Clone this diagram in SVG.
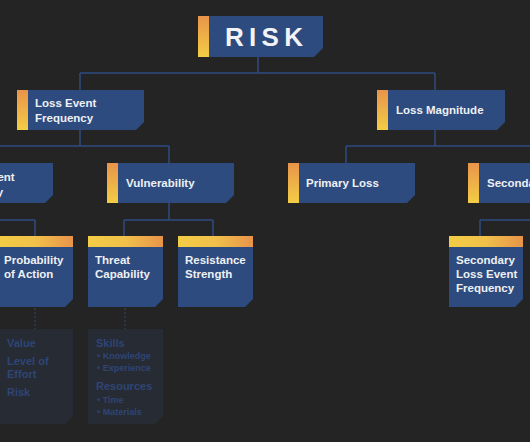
<svg xmlns="http://www.w3.org/2000/svg" width="530" height="442" viewBox="0 0 530 442">
<defs>
<linearGradient id="gSide" x1="0" y1="0" x2="0" y2="1"><stop offset="0" stop-color="#e8944a"/><stop offset="1" stop-color="#f3cd45"/></linearGradient>
<linearGradient id="gTop" x1="0" y1="0" x2="1" y2="0"><stop offset="0" stop-color="#f3cd45"/><stop offset="0.5" stop-color="#f1c04a"/><stop offset="1" stop-color="#e8944a"/></linearGradient>
<style>
.box{fill:#2d4b7e}
.lbl{font-family:"Liberation Sans",Arial,sans-serif;font-weight:bold;font-size:11.5px;fill:#eef0f4}
.con{stroke:#2e4b80;stroke-width:1.5;fill:none}
.dash{stroke:#34486a;stroke-width:1;stroke-dasharray:2 2;fill:none}
.dim{fill:#272b33}
.dh{font-family:"Liberation Sans",Arial,sans-serif;font-weight:bold;font-size:11px;fill:#2e4576}
.db{font-family:"Liberation Sans",Arial,sans-serif;font-weight:bold;font-size:9px;fill:#2e4576}
</style>
</defs>
<rect width="530" height="442" fill="#242424"/>
<g id="connectors">
<path class="con" d="M258 57V73M80 73H435M80 73V90M435 73V90"/>
<path class="con" d="M80 130V146M-10 146H169M169 146V163M-10 146V163"/>
<path class="con" d="M435 130V146M346 146H545M346 146V163"/>
<path class="con" d="M-5 220H35M35 220V236"/>
<path class="con" d="M169 203V220M124 220H213M124 220V236M213 220V236"/>
<path class="con" d="M480 220H545M480 220V236"/>
<path class="dash" d="M35 308V329M125 308V329"/>
</g>
<g id="risk">
<rect x="198" y="16" width="11" height="41" fill="url(#gSide)"/>
<path class="box" d="M209 16H323V48L314 57H209Z"/>
<text x="225" y="46" font-family="Liberation Sans,Arial,sans-serif" font-weight="bold" font-size="26" letter-spacing="5.3" fill="#f2f3f6">RISK</text>
</g>
<g id="lef">
<rect x="17" y="90" width="11" height="40" fill="url(#gSide)"/>
<path class="box" d="M28 90H144V122L136 130H28Z"/>
<text class="lbl" x="35" y="107">Loss Event</text>
<text class="lbl" x="35" y="122">Frequency</text>
</g>
<g id="lm">
<rect x="377" y="90" width="11" height="40" fill="url(#gSide)"/>
<path class="box" d="M388 90H505V122L497 130H388Z"/>
<text class="lbl" x="396" y="114">Loss Magnitude</text>
</g>
<g id="tef">
<rect x="-74" y="163" width="11" height="40" fill="url(#gSide)"/>
<path class="box" d="M-63 163H53V195L45 203H-63Z"/>
<text class="lbl" x="-55" y="181">Threat Event</text>
<text class="lbl" x="-55" y="196">Frequency</text>
</g>
<g id="vuln">
<rect x="107" y="163" width="11" height="40" fill="url(#gSide)"/>
<path class="box" d="M118 163H234V195L226 203H118Z"/>
<text class="lbl" x="126" y="187">Vulnerability</text>
</g>
<g id="pl">
<rect x="288" y="163" width="11" height="40" fill="url(#gSide)"/>
<path class="box" d="M299 163H415V195L407 203H299Z"/>
<text class="lbl" x="306" y="187">Primary Loss</text>
</g>
<g id="sl">
<rect x="468" y="163" width="11" height="40" fill="url(#gSide)"/>
<path class="box" d="M479 163H595V195L587 203H479Z"/>
<text class="lbl" x="487" y="187">Secondary Loss</text>
</g>
<g id="poa">
<rect x="-2" y="236" width="75" height="11" fill="url(#gTop)"/>
<path class="box" d="M-2 247H73V299L65 307H-2Z"/>
<text class="lbl" x="4" y="264">Probability</text>
<text class="lbl" x="4" y="278">of Action</text>
</g>
<g id="tc">
<rect x="88" y="236" width="75" height="11" fill="url(#gTop)"/>
<path class="box" d="M88 247H163V299L155 307H88Z"/>
<text class="lbl" x="95" y="264">Threat</text>
<text class="lbl" x="95" y="278">Capability</text>
</g>
<g id="rs">
<rect x="178" y="236" width="75" height="11" fill="url(#gTop)"/>
<path class="box" d="M178 247H253V299L245 307H178Z"/>
<text class="lbl" x="185" y="264">Resistance</text>
<text class="lbl" x="185" y="278">Strength</text>
</g>
<g id="slef">
<rect x="449" y="236" width="74" height="11" fill="url(#gTop)"/>
<path class="box" d="M449 247H523V299L515 307H449Z"/>
<text class="lbl" x="456" y="264">Secondary</text>
<text class="lbl" x="456" y="278">Loss Event</text>
<text class="lbl" x="456" y="292">Frequency</text>
</g>
<g id="poa-detail">
<path class="dim" d="M-2 329H73V416L65 424H-2Z"/>
<text class="dh" x="7" y="347">Value</text>
<text class="dh" x="7" y="365">Level of</text>
<text class="dh" x="7" y="378">Effort</text>
<text class="dh" x="7" y="396">Risk</text>
</g>
<g id="tc-detail">
<path class="dim" d="M88 329H163V416L155 424H88Z"/>
<text class="dh" x="96" y="347">Skills</text>
<text class="db" x="97" y="359">• Knowledge</text>
<text class="db" x="97" y="371">• Experience</text>
<text class="dh" x="96" y="390">Resources</text>
<text class="db" x="97" y="403">• Time</text>
<text class="db" x="97" y="415">• Materials</text>
</g>
</svg>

★ ★ ★

What to work on ▸ Transcribe the whole listing exactly. Pictures stay out of your copy.

Response below ▸
Clone this diagram in SVG.
<svg xmlns="http://www.w3.org/2000/svg" width="530" height="442" viewBox="0 0 530 442">
<defs>
<linearGradient id="gSide" x1="0" y1="0" x2="0" y2="1"><stop offset="0" stop-color="#e8944a"/><stop offset="1" stop-color="#f3cd45"/></linearGradient>
<linearGradient id="gTop" x1="0" y1="0" x2="1" y2="0"><stop offset="0" stop-color="#f3cd45"/><stop offset="0.5" stop-color="#f1c04a"/><stop offset="1" stop-color="#e8944a"/></linearGradient>
<style>
.box{fill:#2d4b7e}
.lbl{font-family:"Liberation Sans",Arial,sans-serif;font-weight:bold;font-size:11.5px;fill:#eef0f4}
.con{stroke:#2e4b80;stroke-width:1.5;fill:none}
.dash{stroke:#34486a;stroke-width:1;stroke-dasharray:2 2;fill:none}
.dim{fill:#272b33}
.dh{font-family:"Liberation Sans",Arial,sans-serif;font-weight:bold;font-size:11px;fill:#2e4576}
.db{font-family:"Liberation Sans",Arial,sans-serif;font-weight:bold;font-size:9px;fill:#2e4576}
</style>
</defs>
<rect width="530" height="442" fill="#242424"/>
<g id="connectors">
<path class="con" d="M258 57V73M80 73H435M80 73V90M435 73V90"/>
<path class="con" d="M80 130V146M-10 146H169M169 146V163M-10 146V163"/>
<path class="con" d="M435 130V146M346 146H545M346 146V163"/>
<path class="con" d="M-5 220H35M35 220V236"/>
<path class="con" d="M169 203V220M124 220H213M124 220V236M213 220V236"/>
<path class="con" d="M480 220H545M480 220V236"/>
<path class="dash" d="M35 308V329M125 308V329"/>
</g>
<g id="risk">
<rect x="198" y="16" width="11" height="41" fill="url(#gSide)"/>
<path class="box" d="M209 16H323V48L314 57H209Z"/>
<text x="225" y="46" font-family="Liberation Sans,Arial,sans-serif" font-weight="bold" font-size="26" letter-spacing="5.3" fill="#f2f3f6">RISK</text>
</g>
<g id="lef">
<rect x="17" y="90" width="11" height="40" fill="url(#gSide)"/>
<path class="box" d="M28 90H144V122L136 130H28Z"/>
<text class="lbl" x="35" y="107">Loss Event</text>
<text class="lbl" x="35" y="122">Frequency</text>
</g>
<g id="lm">
<rect x="377" y="90" width="11" height="40" fill="url(#gSide)"/>
<path class="box" d="M388 90H505V122L497 130H388Z"/>
<text class="lbl" x="396" y="114">Loss Magnitude</text>
</g>
<g id="tef">
<rect x="-74" y="163" width="11" height="40" fill="url(#gSide)"/>
<path class="box" d="M-63 163H53V195L45 203H-63Z"/>
<text class="lbl" x="-55" y="181">Threat Event</text>
<text class="lbl" x="-55" y="196">Frequency</text>
</g>
<g id="vuln">
<rect x="107" y="163" width="11" height="40" fill="url(#gSide)"/>
<path class="box" d="M118 163H234V195L226 203H118Z"/>
<text class="lbl" x="126" y="187">Vulnerability</text>
</g>
<g id="pl">
<rect x="288" y="163" width="11" height="40" fill="url(#gSide)"/>
<path class="box" d="M299 163H415V195L407 203H299Z"/>
<text class="lbl" x="306" y="187">Primary Loss</text>
</g>
<g id="sl">
<rect x="468" y="163" width="11" height="40" fill="url(#gSide)"/>
<path class="box" d="M479 163H595V195L587 203H479Z"/>
<text class="lbl" x="487" y="187">Secondary Loss</text>
</g>
<g id="poa">
<rect x="-2" y="236" width="75" height="11" fill="url(#gTop)"/>
<path class="box" d="M-2 247H73V299L65 307H-2Z"/>
<text class="lbl" x="4" y="264">Probability</text>
<text class="lbl" x="4" y="278">of Action</text>
</g>
<g id="tc">
<rect x="88" y="236" width="75" height="11" fill="url(#gTop)"/>
<path class="box" d="M88 247H163V299L155 307H88Z"/>
<text class="lbl" x="95" y="264">Threat</text>
<text class="lbl" x="95" y="278">Capability</text>
</g>
<g id="rs">
<rect x="178" y="236" width="75" height="11" fill="url(#gTop)"/>
<path class="box" d="M178 247H253V299L245 307H178Z"/>
<text class="lbl" x="185" y="264">Resistance</text>
<text class="lbl" x="185" y="278">Strength</text>
</g>
<g id="slef">
<rect x="449" y="236" width="74" height="11" fill="url(#gTop)"/>
<path class="box" d="M449 247H523V299L515 307H449Z"/>
<text class="lbl" x="456" y="264">Secondary</text>
<text class="lbl" x="456" y="278">Loss Event</text>
<text class="lbl" x="456" y="292">Frequency</text>
</g>
<g id="poa-detail">
<path class="dim" d="M-2 329H73V416L65 424H-2Z"/>
<text class="dh" x="7" y="347">Value</text>
<text class="dh" x="7" y="365">Level of</text>
<text class="dh" x="7" y="378">Effort</text>
<text class="dh" x="7" y="396">Risk</text>
</g>
<g id="tc-detail">
<path class="dim" d="M88 329H163V416L155 424H88Z"/>
<text class="dh" x="96" y="347">Skills</text>
<text class="db" x="97" y="359">• Knowledge</text>
<text class="db" x="97" y="371">• Experience</text>
<text class="dh" x="96" y="390">Resources</text>
<text class="db" x="97" y="403">• Time</text>
<text class="db" x="97" y="415">• Materials</text>
</g>
</svg>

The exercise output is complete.